As to the question of what should happen if he decides to withdraw, I can’t emphasize strongly enough that I think the idea of an open convention is a really terrible one. We have two historical models for choosing major party presidential candidates. First, we had the old model in which party elites, consisting of elected federal and state officials, and the leaders of various important party-affiliated interest groups, would be wooed for months and sometimes years by aspiring nominees, so that these elites could decide on a candidate, generally at the party convention itself. In this model, primaries, if any, were generally non-binding beauty contests, designed to gauge public sentiment, in a context in which public sentiment was a factor in the party elites’ decision making process.

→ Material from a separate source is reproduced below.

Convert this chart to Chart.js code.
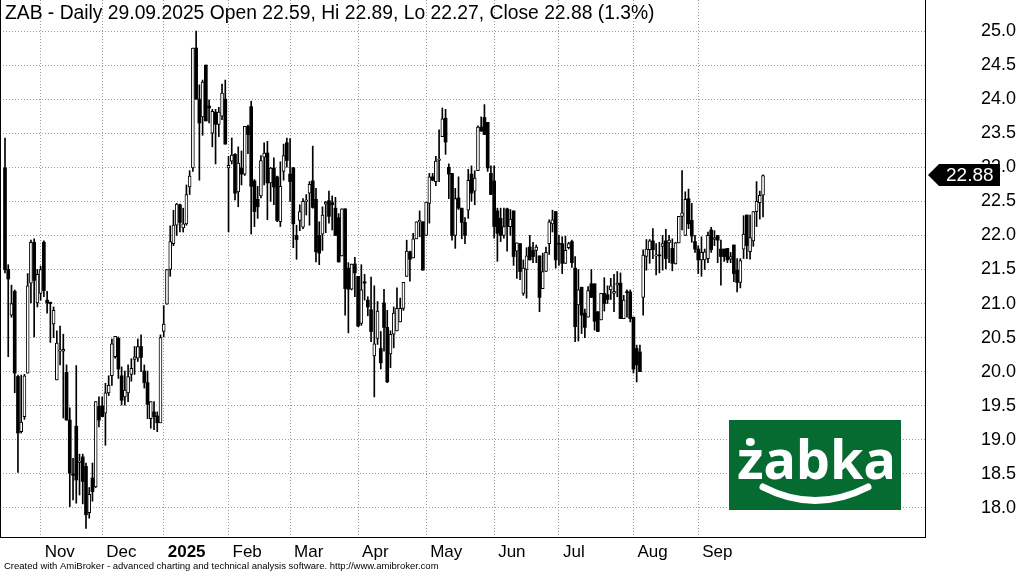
<!DOCTYPE html>
<html>
<head>
<meta charset="utf-8">
<title>ZAB - Daily</title>
<script src="https://cdn.jsdelivr.net/npm/chart.js@4.4.1/dist/chart.umd.min.js"></script>
<style>
  html, body { margin: 0; padding: 0; background: #fff; }
  #wrap { width: 1022px; height: 572px; }
</style>
</head>
<body>
<div id="wrap"><canvas id="zab" width="1022" height="572"></canvas></div>
<script>
// daily OHLC, mid Oct 2024 .. 29.09.2025
const openP = [
  22.99,21.5,20.83,21.18,19.93,19.12,19.34,19.98,21.3,21.9,
  21.01,21.15,21.9,21.05,21.02,20.7,19.88,20.3,20.3,19.99,
  19.29,18.5,19.2,18.67,18.75,18.61,17.93,18.44,18.31,19.49,
  19.5,19.39,19.69,19.94,20.22,20.49,19.94,19.63,19.69,19.96,
  20.18,20.2,20.37,20.01,19.84,19.31,19.41,19.35,19.25,20.59,
  20.99,21.5,21.88,22.15,22.45,22.11,22.17,22.71,22.99,24.75,
  24.0,23.74,24.5,23.9,23.5,23.81,23.63,23.75,24.0,22.99,
  23.09,23.19,22.64,22.99,22.9,23.6,23.89,22.8,22.53,22.58,
  23.15,23.21,22.77,22.99,22.86,22.2,22.94,23.36,22.9,22.99,
  22.0,22.22,22.12,22.5,22.62,22.8,22.53,22.0,22.02,22.46,
  22.51,22.48,22.4,22.26,21.7,22.39,21.52,21.21,21.58,21.4,
  20.71,21.32,21.05,20.91,20.23,20.49,20.34,21.01,20.65,20.26,
  20.55,20.6,20.73,20.93,21.4,21.76,21.67,21.95,22.2,22.2,
  22.0,22.47,22.86,22.79,23.1,23.45,23.72,23.0,22.91,22.0,
  22.55,22.4,22.19,22.37,22.9,22.65,22.95,23.59,23.73,23.66,
  22.91,22.8,22.36,22.25,22.0,22.39,22.13,22.36,21.77,21.88,
  21.15,21.5,21.83,21.78,21.78,21.7,21.22,21.47,21.88,22.17,
  22.35,21.88,21.88,21.59,21.82,21.91,21.52,20.98,21.24,20.86,
  20.8,21.29,21.29,20.88,20.76,21.15,21.13,21.2,21.15,21.27,
  21.3,20.78,21.17,21.17,20.8,20.34,20.29,21.09,21.69,21.79,
  21.92,21.7,21.71,21.84,21.92,21.89,21.81,21.58,21.89,22.28,
  22.0,22.54,22.22,21.91,21.8,21.64,21.64,21.66,22.08,21.94,
  22.0,21.8,21.8,21.81,21.65,21.86,21.49,21.31,21.8,22.3,
  21.76,21.92,22.35,22.48,22.59
];
const highP = [
  23.43,21.57,21.27,21.2,19.95,19.95,19.96,21.44,21.93,21.95,
  21.5,21.55,21.92,21.18,21.02,20.95,20.6,20.67,20.55,20.1,
  19.47,18.73,20.09,18.79,18.79,18.66,18.3,18.66,19.56,19.63,
  19.63,19.83,19.94,20.48,20.52,20.51,20.07,20.01,20.1,20.19,
  20.37,20.48,20.54,20.1,20.01,19.56,19.56,19.41,20.54,20.97,
  21.5,22.14,22.37,22.47,22.46,22.4,22.74,22.95,24.75,25.0,
  24.21,24.28,24.5,23.99,23.85,23.85,23.88,24.22,24.28,23.16,
  23.43,23.2,23.3,23.24,23.6,23.62,23.97,22.82,22.72,23.17,
  23.36,23.38,23.0,23.14,22.87,23.08,23.34,23.43,23.42,23.0,
  22.15,22.45,22.54,22.6,22.79,23.31,22.69,22.2,22.42,22.5,
  22.65,22.58,22.56,22.32,22.39,22.39,21.6,21.58,21.68,21.4,
  21.57,21.43,21.1,21.39,21.26,21.03,20.59,21.21,20.9,20.6,
  20.95,21.23,21.08,21.31,21.93,21.77,22.03,22.2,22.36,22.2,
  22.49,22.91,22.91,23.16,23.55,23.87,23.85,23.05,22.91,22.69,
  22.86,22.4,22.26,22.97,23.02,22.95,23.61,23.74,23.92,23.66,
  23.02,23.02,22.4,22.4,22.4,22.4,22.38,22.36,21.89,21.88,
  21.64,21.82,22.0,21.9,21.86,21.7,21.74,21.83,22.23,22.37,
  22.35,22.0,21.98,21.99,21.9,21.93,21.69,21.5,21.24,20.92,
  21.25,21.5,21.29,20.88,21.15,21.38,21.26,21.37,21.43,21.47,
  21.45,21.12,21.2,21.2,20.8,20.39,20.39,21.79,21.94,21.94,
  22.1,21.88,21.9,22.0,22.09,22.0,21.95,21.9,22.28,22.95,
  22.64,22.68,22.47,22.0,21.85,21.98,21.8,22.05,22.12,22.07,
  22.0,21.93,21.8,21.81,21.75,21.86,21.66,21.66,22.29,22.3,
  22.3,22.35,22.79,22.65,22.89
];
const lowP = [
  21.45,20.22,20.8,19.69,18.52,19.1,19.3,19.98,21.01,20.51,
  20.95,21.05,21.1,20.86,20.43,20.5,19.88,20.1,19.32,19.29,
  18.02,18.12,18.07,18.19,18.06,17.7,17.85,18.1,18.3,19.19,
  19.34,18.92,19.65,19.8,20.2,19.9,19.51,19.51,19.56,19.86,
  19.96,20.15,20.0,19.76,19.31,19.17,19.15,19.12,19.25,20.51,
  20.99,21.4,21.85,22.0,22.05,22.05,22.15,22.6,22.94,24.0,
  22.81,23.47,23.68,23.65,23.3,23.05,23.45,23.7,23.34,22.05,
  23.05,22.52,22.42,22.74,22.88,23.2,22.02,22.13,22.25,22.55,
  22.74,22.23,22.5,22.45,22.2,22.13,22.81,23.0,22.5,21.82,
  21.65,22.07,22.1,22.3,22.15,22.4,21.61,21.57,21.78,22.04,
  22.18,22.08,22.0,21.61,21.7,20.83,20.57,21.2,21.1,20.66,
  20.68,21.05,20.82,20.44,19.63,20.4,20.04,20.3,19.84,20.06,
  20.35,20.6,20.73,20.9,21.4,21.33,21.67,21.95,21.98,21.49,
  22.0,22.18,22.8,22.73,22.79,23.45,23.19,22.54,21.93,21.81,
  22.38,21.95,21.88,22.25,22.5,22.45,22.95,23.53,23.48,22.94,
  22.6,21.96,21.62,21.91,21.96,21.77,22.0,21.56,21.37,21.35,
  21.12,21.08,21.64,21.6,21.6,20.88,21.22,21.47,21.72,22.05,
  21.52,21.56,21.44,21.59,21.8,21.53,20.44,20.45,20.56,20.5,
  20.8,21.09,20.61,20.59,20.76,20.89,21.0,21.06,20.88,21.1,
  20.78,20.78,20.8,20.73,19.98,19.85,20.0,20.83,21.49,21.59,
  21.66,21.42,21.45,21.49,21.51,21.6,21.48,21.58,21.89,22.08,
  22.0,22.1,21.9,21.75,21.44,21.4,21.5,21.6,21.75,21.85,
  21.6,21.27,21.62,21.6,21.6,21.32,21.17,21.23,21.66,21.66,
  21.65,21.84,22.13,22.24,22.27
];
const closeP = [
  21.5,21.36,21.0,19.98,19.1,19.26,19.94,21.26,21.9,21.34,
  21.43,21.5,21.19,21.01,21.0,20.9,20.42,20.32,20.33,19.29,
  18.51,18.48,18.41,18.69,18.39,17.9,18.2,18.24,19.56,19.29,
  19.34,19.69,19.8,20.41,20.52,20.04,19.58,19.73,19.93,20.05,
  20.22,20.37,20.21,19.84,19.52,19.56,19.34,19.25,20.5,20.7,
  21.5,21.91,22.15,22.46,22.19,22.17,22.6,22.87,24.75,24.0,
  23.65,24.25,23.68,23.87,23.82,23.63,23.81,24.09,23.34,23.03,
  23.18,22.62,23.06,22.9,23.6,23.48,22.72,22.35,22.42,23.1,
  23.21,22.77,22.99,22.71,22.22,22.72,23.17,23.1,22.79,22.17,
  21.94,22.35,22.5,22.52,22.75,22.41,21.76,21.74,22.3,22.49,
  22.28,22.45,22.0,21.61,22.39,21.22,21.21,21.58,21.45,20.67,
  21.2,21.3,20.95,20.59,20.41,20.89,20.13,20.65,19.85,20.55,
  20.86,20.93,20.93,21.31,21.77,21.65,21.95,22.2,22.22,21.49,
  22.49,22.86,22.81,23.09,23.12,23.71,23.37,22.9,22.0,22.54,
  22.4,22.19,22.0,22.81,22.62,22.84,23.59,23.53,23.48,22.99,
  22.6,22.13,22.03,22.0,22.13,22.13,22.24,21.69,21.89,21.47,
  21.52,21.7,21.64,21.69,21.83,21.09,21.47,21.75,22.2,22.23,
  21.64,21.87,21.59,21.78,21.88,21.6,20.66,21.2,20.83,20.65,
  21.19,21.09,20.74,20.59,21.15,21.0,21.06,21.26,21.18,21.3,
  20.78,21.05,21.16,20.78,20.04,20.1,20.0,21.71,21.8,21.92,
  21.79,21.71,21.7,21.88,21.66,21.93,21.59,21.89,22.28,22.33,
  22.53,22.17,21.99,21.8,21.64,21.75,21.76,22.0,21.79,21.97,
  21.93,21.69,21.69,21.64,21.69,21.44,21.31,21.63,22.02,21.85,
  21.97,22.35,22.5,22.59,22.88
];

// first trading day of each month (bar index) and its label
const monthTickIdx = [11, 30, 49, 69, 88, 109, 130, 151, 171, 194, 214];
const monthLabels = ['Nov', 'Dec', '2025', 'Feb', 'Mar', 'Apr', 'May', 'Jun', 'Jul', 'Aug', 'Sep'];
const priceTicks = [18.0, 18.5, 19.0, 19.5, 20.0, 20.5, 21.0, 21.5, 22.0, 22.5, 23.0, 23.5, 24.0, 24.5, 25.0];

const titleText = 'ZAB - Daily 29.09.2025 Open 22.59, Hi 22.89, Lo 22.27, Close 22.88 (1.3%)';
const footerText = 'Created with AmiBroker - advanced charting and technical analysis software. http://www.amibroker.com';
const FONT = '"Liberation Sans", Arial, sans-serif';

const wickData = lowP.map((l, i) => ({ x: i, y: [l, highP[i]] }));
const bodyData = openP.map((o, i) => ({ x: i, y: [o, closeP[i]] }));
const isUp = i => closeP[i] >= openP[i];

const extras = {
  id: 'extras',
  afterDraw(chart) {
    const ctx = chart.ctx;
    const area = chart.chartArea;
    const yScale = chart.scales.y;
    ctx.save();

    // left frame line
    ctx.strokeStyle = '#000';
    ctx.lineWidth = 1;
    ctx.beginPath();
    ctx.moveTo(0.5, area.top);
    ctx.lineTo(0.5, area.bottom);
    ctx.stroke();

    // header, sized to the width it has in the original
    ctx.fillStyle = '#000';
    ctx.font = '17px ' + FONT;
    const hs = 17 * 650 / ctx.measureText(titleText).width;
    ctx.font = hs.toFixed(1) + 'px ' + FONT;
    ctx.textAlign = 'left';
    ctx.textBaseline = 'alphabetic';
    ctx.fillText(titleText, 5, 19);

    // last price tag
    const last = closeP[closeP.length - 1];
    const py = Math.round(yScale.getPixelForValue(last));
    ctx.fillStyle = '#000';
    ctx.beginPath();
    ctx.moveTo(928, py);
    ctx.lineTo(939, py - 11);
    ctx.lineTo(1000, py - 11);
    ctx.lineTo(1000, py + 11);
    ctx.lineTo(939, py + 11);
    ctx.closePath();
    ctx.fill();
    ctx.fillStyle = '#fff';
    ctx.font = '19px ' + FONT;
    ctx.textBaseline = 'middle';
    ctx.fillText(last.toFixed(2), 946, py + 1);

    // zabka logo
    ctx.fillStyle = '#056b30';
    ctx.fillRect(729, 420, 172, 90);
    ctx.fillStyle = '#fff';
    ctx.font = 'bold 60px "Noto Sans", sans-serif';
    const w = ctx.measureText('żabka').width;
    const size = Math.round(60 * 158 / w);
    ctx.font = 'bold ' + size + 'px "Noto Sans", sans-serif';
    ctx.textBaseline = 'alphabetic';
    ctx.fillText('żabka', 737, 479);
    ctx.strokeStyle = '#fff';
    ctx.lineWidth = 7;
    ctx.lineCap = 'round';
    ctx.beginPath();
    ctx.moveTo(763, 487);
    ctx.quadraticCurveTo(815, 514, 868, 487);
    ctx.stroke();

    // footer
    ctx.fillStyle = '#000';
    ctx.font = '9.5px ' + FONT;
    ctx.textBaseline = 'alphabetic';
    ctx.fillText(footerText, 4, 569);
    ctx.restore();
  }
};

new Chart(document.getElementById('zab'), {
  type: 'bar',
  data: {
    datasets: [
      {
        label: 'body',
        data: bodyData,
        order: 0,
        grouped: false,
        barThickness: 3,
        minBarLength: 1,
        backgroundColor: c => isUp(c.dataIndex) ? '#fff' : '#000',
        borderColor: '#000',
        borderWidth: c => isUp(c.dataIndex) ? 1 : 0,
        borderSkipped: false
      },
      {
        label: 'wick',
        data: wickData,
        order: 1,
        grouped: false,
        barThickness: 1,
        backgroundColor: '#000',
        borderWidth: 0
      }
    ]
  },
  options: {
    responsive: false,
    animation: false,
    devicePixelRatio: 1,
    layout: { padding: 0, autoPadding: false },
    plugins: {
      legend: { display: false },
      tooltip: { enabled: false }
    },
    scales: {
      x: {
        type: 'linear',
        offset: false,
        min: -1.544,
        max: 284,
        afterBuildTicks: s => { s.ticks = monthTickIdx.map(v => ({ value: v })); },
        afterFit: s => {
          s.height = 35;
          s.paddingLeft = 0;
          s.paddingRight = 0;
        },
        grid: { color: '#9a9a9a', drawTicks: false, offset: false },
        border: { color: '#000', dash: [1, 2] },
        ticks: {
          align: 'start',
          labelOffset: 4,
          padding: 5,
          color: '#000',
          autoSkip: false,
          maxRotation: 0,
          callback: (v, i) => monthLabels[i],
          font: c => ({ family: FONT, size: 17, weight: (c.tick && c.tick.label === '2025') ? 'bold' : 'normal' })
        }
      },
      y: {
        position: 'right',
        min: 17.574,
        max: 25.455,
        afterBuildTicks: s => { s.ticks = priceTicks.map(v => ({ value: v })); },
        afterFit: s => {
          s.width = 97;
          s.paddingTop = 0;
          s.paddingBottom = 0;
        },
        grid: { color: '#9a9a9a', drawTicks: false },
        border: { color: '#000', dash: [1, 2] },
        ticks: {
          padding: 56,
          color: '#000',
          font: { family: FONT, size: 18 },
          callback: v => v.toFixed(1)
        }
      }
    }
  },
  plugins: [extras]
});
</script>
</body>
</html>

The other model is the relatively new — really since 1968/1972 — democratic primary process, in which voters essentially pick the candidate, subject to various constraints (super delegates and the like).

Both of these processes have their strengths and weaknesses of course, but what’s easy to lose sight of at the present extraordinary moment is that an “open convention,” should Biden withdraw in the next few days, would have almost nothing to do with either of these models. Obviously an open convention would involve a jettisoning altogether of the new model, except to the extent that Kamala Harris can argue — quite forcefully in my view — that the primary process gives her candidacy a degree of democratic legitimacy that no other candidate can claim, given that primary voters were picking a Biden-Harris ticket (they were picking this ticket with no serious opposition but that in itself remains a significant fact).

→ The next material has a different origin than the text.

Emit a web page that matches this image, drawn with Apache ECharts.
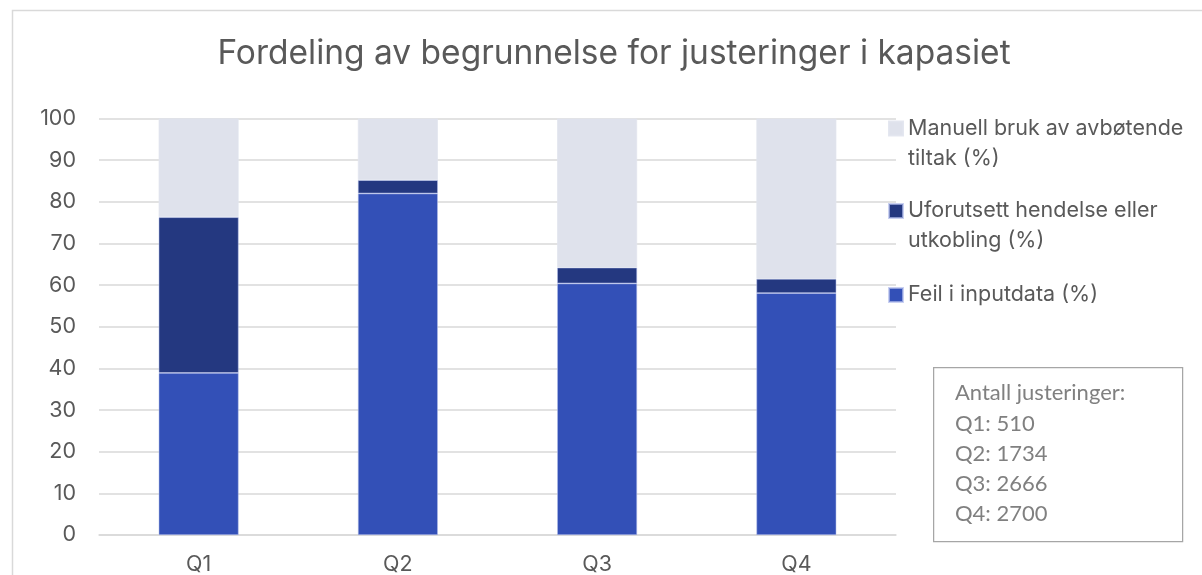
<!DOCTYPE html>
<html>
<head>
<meta charset="utf-8">
<script src="https://cdn.jsdelivr.net/npm/echarts@6/dist/echarts.min.js"></script>
<style>
html,body{margin:0;padding:0;background:#fff;}
#chart{width:1202px;height:575px;}
</style>
</head>
<body>
<div id="chart"></div>
<script>
const categories = ['Q1', 'Q2', 'Q3', 'Q4'];
const feilInputdata = [38.9, 82.0, 60.4, 58.1];
const uforutsett = [37.4, 3.2, 3.8, 3.4];
const manuell = [23.7, 14.8, 35.8, 38.5];
const yTicks = [0, 10, 20, 30, 40, 50, 60, 70, 80, 90, 100];
const seriesNames = ['Feil i inputdata (%)', 'Uforutsett hendelse eller utkobling (%)', 'Manuell bruk av avbøtende tiltak (%)'];
const legendLabels = {
  'Manuell bruk av avbøtende tiltak (%)': '\nManuell bruk av avbøtende\ntiltak (%)',
  'Uforutsett hendelse eller utkobling (%)': '\nUforutsett hendelse eller\nutkobling (%)',
  'Feil i inputdata (%)': 'Feil i inputdata (%)'
};
const titleText = 'Fordeling av begrunnelse for justeringer i kapasiet';
const boxLines = ['Antall justeringer:', 'Q1: 510', 'Q2: 1734', 'Q3: 2666', 'Q4: 2700'];

const FONT = 'Inter';
const colors = ['#3350b7', '#243880', '#dfe2ec'];
const chart = echarts.init(document.getElementById('chart'), null, {renderer: 'canvas'});

function legendFor(name, top) {
  return {
    data: [name],
    left: 888,
    top: top,
    padding: 0,
    itemWidth: 14,
    itemHeight: 14,
    itemGap: 6,
    icon: 'rect',
    formatter: n => legendLabels[n],
    textStyle: {
      fontFamily: FONT,
      fontSize: 21.5,
      color: '#595959',
      lineHeight: 30
    }
  };
}

chart.setOption({
  animation: false,
  color: colors,
  title: {
    text: titleText,
    left: 614,
    textAlign: 'center',
    top: 37,
    padding: 0,
    textStyle: {fontFamily: FONT, fontSize: 33.5, fontWeight: 'normal', color: '#595959'}
  },
  legend: [
    legendFor(seriesNames[2], 128.5 - 45),
    legendFor(seriesNames[1], 211 - 45),
    legendFor(seriesNames[0], 295 - 15)
  ],
  grid: {left: 99, right: 306, top: 118.5, bottom: 40, containLabel: false, outerBoundsMode: 'none'},
  xAxis: {
    type: 'category',
    data: categories,
    axisLine: {lineStyle: {color: '#d9d9d9', width: 1.5}},
    axisTick: {show: false},
    axisLabel: {fontFamily: FONT, fontSize: 21.5, color: '#595959', margin: 19}
  },
  yAxis: {
    type: 'value',
    min: 0, max: 100, interval: 10,
    axisLine: {show: false},
    axisTick: {show: false},
    splitLine: {lineStyle: {color: '#d9d9d9', width: 1.5}},
    axisLabel: {fontFamily: FONT, fontSize: 21.5, color: '#595959', margin: 23,
      formatter: v => yTicks.includes(v) ? String(v) : ''}
  },
  series: [
    {name: seriesNames[0], type: 'bar', stack: 'a', data: feilInputdata, barWidth: 80,
      itemStyle: {color: colors[0], borderColor: 'rgba(180,190,235,0.7)', borderWidth: 0.75}},
    {name: seriesNames[1], type: 'bar', stack: 'a', data: uforutsett, barWidth: 80,
      itemStyle: {color: colors[1], borderColor: 'rgba(180,190,235,0.7)', borderWidth: 0.75}},
    {name: seriesNames[2], type: 'bar', stack: 'a', data: manuell, barWidth: 80,
      itemStyle: {color: colors[2], borderColor: 'rgba(225,228,238,0.9)', borderWidth: 0.75}}
  ],
  graphic: [
    {type: 'rect', left: 10, top: 8, silent: true, z: -10,
      shape: {width: 1300, height: 700},
      style: {fill: 'none', stroke: '#d9d9d9', lineWidth: 1.5}},
    {type: 'rect', left: 933, top: 367, silent: true,
      shape: {width: 249, height: 174},
      style: {fill: '#fff', stroke: '#a6a6a6', lineWidth: 1.25}},
    {type: 'text', left: 955, top: 378, silent: true,
      style: {text: boxLines.join('\n'), fontFamily: 'Lato', fontSize: 22, lineHeight: 30.3, fill: '#808080'}}
  ]
});
</script>
</body>
</html>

Perhaps less obviously, an open convention, and whatever radically truncated campaign process takes place before it, would also have basically no resemblance to the old model of party elites making a choice after many months of formal and informal campaigning by prospective nominees. Instead, what this would be, essentially, would be a several-day job interview by aspirants to the job of Democratic candidate for president in 2024.

And that is simply a terrible model for choosing a candidate. This is so for many reasons, including the fact that reams of social science research tend to confirm that job interviews in general are a bad way of filling jobs considerably less important than president of the United States. What job interviews end up telling the interviewers is how much they like the candidate on a personal level, which is something that turns out, in general, to have almost no correlation whatsoever with future job performance.

A closely related point is that both the old and new models required candidates to engage in a long complex process, that in different ways bore some resemblance to what the head of a political governing party would be expected to do — engage in elaborate negotiations with different constituencies, to achieve a workable consensus on difficult issue, for example.

Under these circumstances, the candidates are going to be tested on well they come off in what will be essentially a several-day, or at best two or three week, reality TV show. It would make about as much sense to choose the candidate by holding a spelling bee or a hot dog eating contest.

The alternative to this remains straightforward: if Joe Biden chooses to withdraw, he gives his passionate, unambiguous endorsement to Kamala Harris, and urges his delegates to vote for her. This would produce an enormous upwelling of good will across the party. That would combine with an understandable unwillingness to engage in a bizarre and inevitably fractious process to choose from among a group of potential candidates who, under these circumstances, can hardly be expected to produce any real evidence that any of them would be a better choice than Harris. These factors, I believe, would assure her nomination.

But the last thing the party should do is invent some brand-new, completely improvised process, to make up for the fact that, for both good reasons and bad, the conventional process failed to produce the eventual nominee. Such a thing would not be an “open convention” so much as it would be a recipe for disaster.